(Records with drawing code)
===============
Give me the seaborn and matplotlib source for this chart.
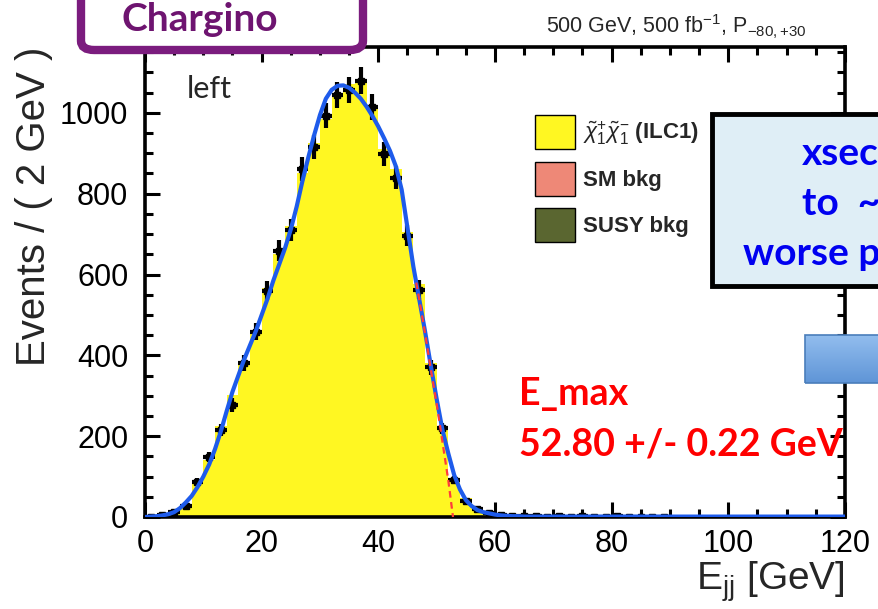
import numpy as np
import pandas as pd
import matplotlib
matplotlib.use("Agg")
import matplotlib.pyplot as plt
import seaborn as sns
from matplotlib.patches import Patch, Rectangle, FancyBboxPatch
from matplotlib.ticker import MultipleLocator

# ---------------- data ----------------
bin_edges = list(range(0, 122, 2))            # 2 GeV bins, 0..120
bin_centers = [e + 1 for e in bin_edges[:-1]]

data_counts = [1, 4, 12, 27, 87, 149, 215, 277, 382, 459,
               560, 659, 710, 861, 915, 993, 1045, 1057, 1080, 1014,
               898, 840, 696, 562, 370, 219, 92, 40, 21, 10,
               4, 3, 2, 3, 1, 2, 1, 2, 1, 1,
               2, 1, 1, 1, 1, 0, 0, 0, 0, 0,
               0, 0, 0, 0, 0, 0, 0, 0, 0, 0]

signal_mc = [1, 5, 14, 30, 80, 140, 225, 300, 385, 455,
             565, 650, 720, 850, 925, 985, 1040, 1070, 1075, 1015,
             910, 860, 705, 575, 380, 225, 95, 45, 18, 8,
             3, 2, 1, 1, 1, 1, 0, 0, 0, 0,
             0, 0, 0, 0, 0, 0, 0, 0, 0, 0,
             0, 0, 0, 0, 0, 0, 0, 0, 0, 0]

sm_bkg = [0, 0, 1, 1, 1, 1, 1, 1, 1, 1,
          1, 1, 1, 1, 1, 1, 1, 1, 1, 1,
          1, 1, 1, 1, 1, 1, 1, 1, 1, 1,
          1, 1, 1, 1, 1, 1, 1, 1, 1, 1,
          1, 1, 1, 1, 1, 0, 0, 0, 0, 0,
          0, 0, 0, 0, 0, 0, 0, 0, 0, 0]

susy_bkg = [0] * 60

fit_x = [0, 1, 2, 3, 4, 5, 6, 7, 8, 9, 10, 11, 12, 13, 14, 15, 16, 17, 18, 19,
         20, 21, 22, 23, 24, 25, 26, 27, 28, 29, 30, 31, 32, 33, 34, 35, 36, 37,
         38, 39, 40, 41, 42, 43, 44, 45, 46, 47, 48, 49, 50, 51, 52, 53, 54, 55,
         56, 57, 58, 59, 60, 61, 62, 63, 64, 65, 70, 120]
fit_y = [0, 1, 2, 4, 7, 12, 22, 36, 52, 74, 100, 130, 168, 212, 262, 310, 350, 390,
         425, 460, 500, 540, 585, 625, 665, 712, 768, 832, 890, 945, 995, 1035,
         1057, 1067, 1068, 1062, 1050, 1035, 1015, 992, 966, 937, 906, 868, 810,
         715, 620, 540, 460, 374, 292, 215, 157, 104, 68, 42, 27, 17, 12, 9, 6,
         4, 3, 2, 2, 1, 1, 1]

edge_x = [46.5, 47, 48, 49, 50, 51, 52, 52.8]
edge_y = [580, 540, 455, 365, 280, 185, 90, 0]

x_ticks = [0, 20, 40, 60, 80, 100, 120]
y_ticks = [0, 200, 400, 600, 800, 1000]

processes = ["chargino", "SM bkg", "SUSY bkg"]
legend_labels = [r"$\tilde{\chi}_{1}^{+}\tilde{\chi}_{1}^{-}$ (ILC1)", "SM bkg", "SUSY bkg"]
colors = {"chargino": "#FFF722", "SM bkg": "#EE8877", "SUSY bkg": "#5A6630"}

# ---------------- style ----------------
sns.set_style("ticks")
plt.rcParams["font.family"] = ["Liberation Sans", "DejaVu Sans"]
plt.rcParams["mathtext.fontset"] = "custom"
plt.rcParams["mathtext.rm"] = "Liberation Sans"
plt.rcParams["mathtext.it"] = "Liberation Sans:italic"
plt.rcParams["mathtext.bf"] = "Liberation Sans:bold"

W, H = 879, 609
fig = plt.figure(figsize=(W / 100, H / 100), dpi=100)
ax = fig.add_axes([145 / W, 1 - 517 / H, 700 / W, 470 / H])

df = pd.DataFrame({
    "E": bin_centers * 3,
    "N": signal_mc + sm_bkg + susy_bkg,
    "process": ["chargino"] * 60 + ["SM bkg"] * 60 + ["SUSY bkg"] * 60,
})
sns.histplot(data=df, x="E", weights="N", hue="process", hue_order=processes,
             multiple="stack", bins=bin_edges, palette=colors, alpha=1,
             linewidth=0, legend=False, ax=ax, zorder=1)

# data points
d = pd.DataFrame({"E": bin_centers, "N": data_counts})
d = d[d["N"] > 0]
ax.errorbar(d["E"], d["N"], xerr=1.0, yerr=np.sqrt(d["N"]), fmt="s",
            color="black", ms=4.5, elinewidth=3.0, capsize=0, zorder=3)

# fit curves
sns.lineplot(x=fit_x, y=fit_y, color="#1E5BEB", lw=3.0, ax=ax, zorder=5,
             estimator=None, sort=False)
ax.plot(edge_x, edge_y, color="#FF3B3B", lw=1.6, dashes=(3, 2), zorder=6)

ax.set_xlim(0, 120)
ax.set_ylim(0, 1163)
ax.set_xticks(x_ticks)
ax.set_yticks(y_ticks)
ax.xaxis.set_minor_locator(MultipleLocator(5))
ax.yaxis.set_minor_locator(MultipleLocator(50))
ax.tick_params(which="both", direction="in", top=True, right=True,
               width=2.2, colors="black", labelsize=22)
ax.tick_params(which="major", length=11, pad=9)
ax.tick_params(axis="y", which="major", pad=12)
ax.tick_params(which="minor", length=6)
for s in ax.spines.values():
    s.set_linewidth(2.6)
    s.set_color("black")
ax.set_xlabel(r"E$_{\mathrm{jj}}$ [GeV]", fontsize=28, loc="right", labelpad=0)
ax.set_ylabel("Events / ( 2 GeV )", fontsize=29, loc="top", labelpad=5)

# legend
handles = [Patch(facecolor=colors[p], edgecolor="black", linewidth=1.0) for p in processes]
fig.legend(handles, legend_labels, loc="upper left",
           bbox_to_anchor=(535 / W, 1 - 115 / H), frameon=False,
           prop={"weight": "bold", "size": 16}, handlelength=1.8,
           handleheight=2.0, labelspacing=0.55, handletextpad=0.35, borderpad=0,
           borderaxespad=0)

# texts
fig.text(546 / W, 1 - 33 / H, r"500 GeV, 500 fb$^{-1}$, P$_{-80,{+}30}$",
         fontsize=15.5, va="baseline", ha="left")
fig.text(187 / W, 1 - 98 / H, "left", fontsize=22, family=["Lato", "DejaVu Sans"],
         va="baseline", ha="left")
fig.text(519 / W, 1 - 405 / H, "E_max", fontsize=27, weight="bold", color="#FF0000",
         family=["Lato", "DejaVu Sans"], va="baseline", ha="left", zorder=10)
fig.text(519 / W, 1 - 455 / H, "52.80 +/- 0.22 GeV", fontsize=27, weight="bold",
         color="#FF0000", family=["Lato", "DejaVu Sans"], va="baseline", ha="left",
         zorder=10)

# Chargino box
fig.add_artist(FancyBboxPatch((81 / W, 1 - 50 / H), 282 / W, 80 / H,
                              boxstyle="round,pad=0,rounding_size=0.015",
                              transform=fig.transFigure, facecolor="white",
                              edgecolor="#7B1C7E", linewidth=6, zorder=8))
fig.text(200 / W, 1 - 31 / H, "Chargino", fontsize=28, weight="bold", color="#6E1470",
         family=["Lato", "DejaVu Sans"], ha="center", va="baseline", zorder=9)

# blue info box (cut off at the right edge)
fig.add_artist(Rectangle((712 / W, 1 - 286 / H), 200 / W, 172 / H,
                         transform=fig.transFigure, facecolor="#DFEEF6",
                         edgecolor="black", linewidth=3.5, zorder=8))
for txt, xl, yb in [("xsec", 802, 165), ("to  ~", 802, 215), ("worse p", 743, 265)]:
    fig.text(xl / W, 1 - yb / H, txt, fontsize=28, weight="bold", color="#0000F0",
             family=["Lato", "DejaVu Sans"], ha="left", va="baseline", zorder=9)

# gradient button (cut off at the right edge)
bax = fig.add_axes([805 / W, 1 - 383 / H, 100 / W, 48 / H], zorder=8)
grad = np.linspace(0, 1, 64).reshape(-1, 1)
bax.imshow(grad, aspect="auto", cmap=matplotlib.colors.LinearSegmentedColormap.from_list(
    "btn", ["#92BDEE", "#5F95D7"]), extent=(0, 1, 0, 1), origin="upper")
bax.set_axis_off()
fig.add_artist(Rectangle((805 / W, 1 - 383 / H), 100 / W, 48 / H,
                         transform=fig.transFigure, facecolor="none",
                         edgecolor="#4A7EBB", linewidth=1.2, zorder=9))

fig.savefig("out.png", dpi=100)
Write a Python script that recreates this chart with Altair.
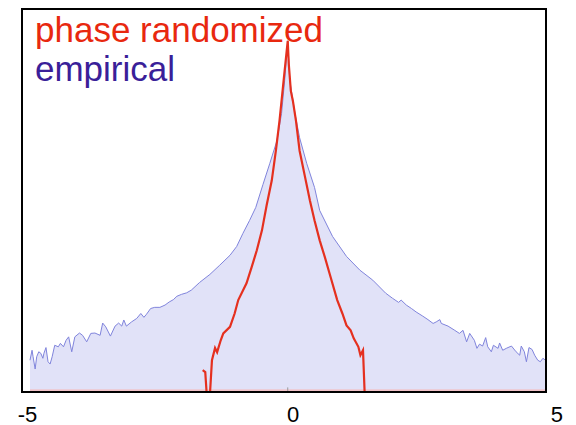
===============
EXERCISE DETAILS: Where a line in the entries holds the word "matplotlib", copy that line.

RESPONSE FOR THIS EXERCISE:
Give me the seaborn and matplotlib source for this chart.
import matplotlib
matplotlib.use("Agg")
import matplotlib.pyplot as plt
from matplotlib.patches import Patch, Rectangle, FancyBboxPatch
from matplotlib.ticker import MultipleLocator
bax.imshow(grad, aspect="auto", cmap=matplotlib.colors.LinearSegmentedColormap.from_list(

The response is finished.